Your question seems to assume that the whole point of the appearances was in order to prove the reality of the resurrection. And, of course, it is true that what they experienced proved to them that Jesus had risen from the dead, but does that mean that these appearances happened in order to prove the reality of the resurrection? I don't think so. I believe that Jesus made these appearances in order to transform the lives of people and to create the community of the church.
The other assumption that is often made is that those experiences of the risen Jesus stopped at some point. You ask, "Why doesn't [Jesus] just appear today to prove that he has resurrected, like he did to Paul?" But go and take a look at the accounts of Paul's experience (Acts 9, 22, 25). Those accounts make it pretty clear that Paul did not meet the risen Christ in bodily form. Nor did he see Jesus - all he saw was a bright light and then he didn't see anything at all because he was blinded. What Paul had, in effect, was a vision (or you might even call it an audition because he really only heard it) of the risen Jesus. And I would hardly argue that nobody has had a vision of the risen Jesus in the almost 2000 years since the Apostle Paul.
People have continued to have many and varied experiences of the risen Jesus. Some have had visions, some have heard voices, some have felt calm assurances and clear senses of direction but every one would say that those experiences have been very real.

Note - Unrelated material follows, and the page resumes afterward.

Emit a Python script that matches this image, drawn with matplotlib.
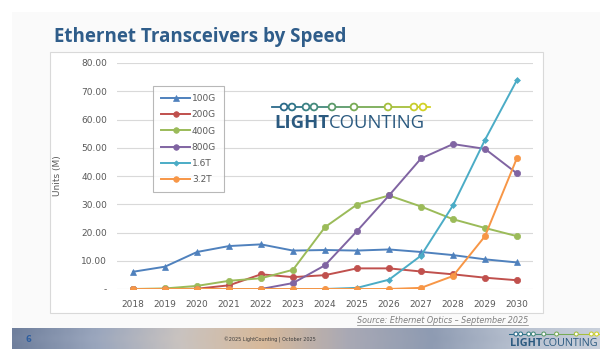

But, you see, the big problem with personal experiences like that is that, while they are obviously very convincing to those who live through them, they are not very useful as proof to those who have not had those experiences. That is why I would insist that the real purpose behind such experiences is not proof but personal and group transformation. And God certainly deals in transformation to this very day.
Jesus is not particularly interested in offering you proof of the resurrection through demonstration. Believing it is a matter of faith. Jesus is interested in transforming you, however, by whatever means you may be open to.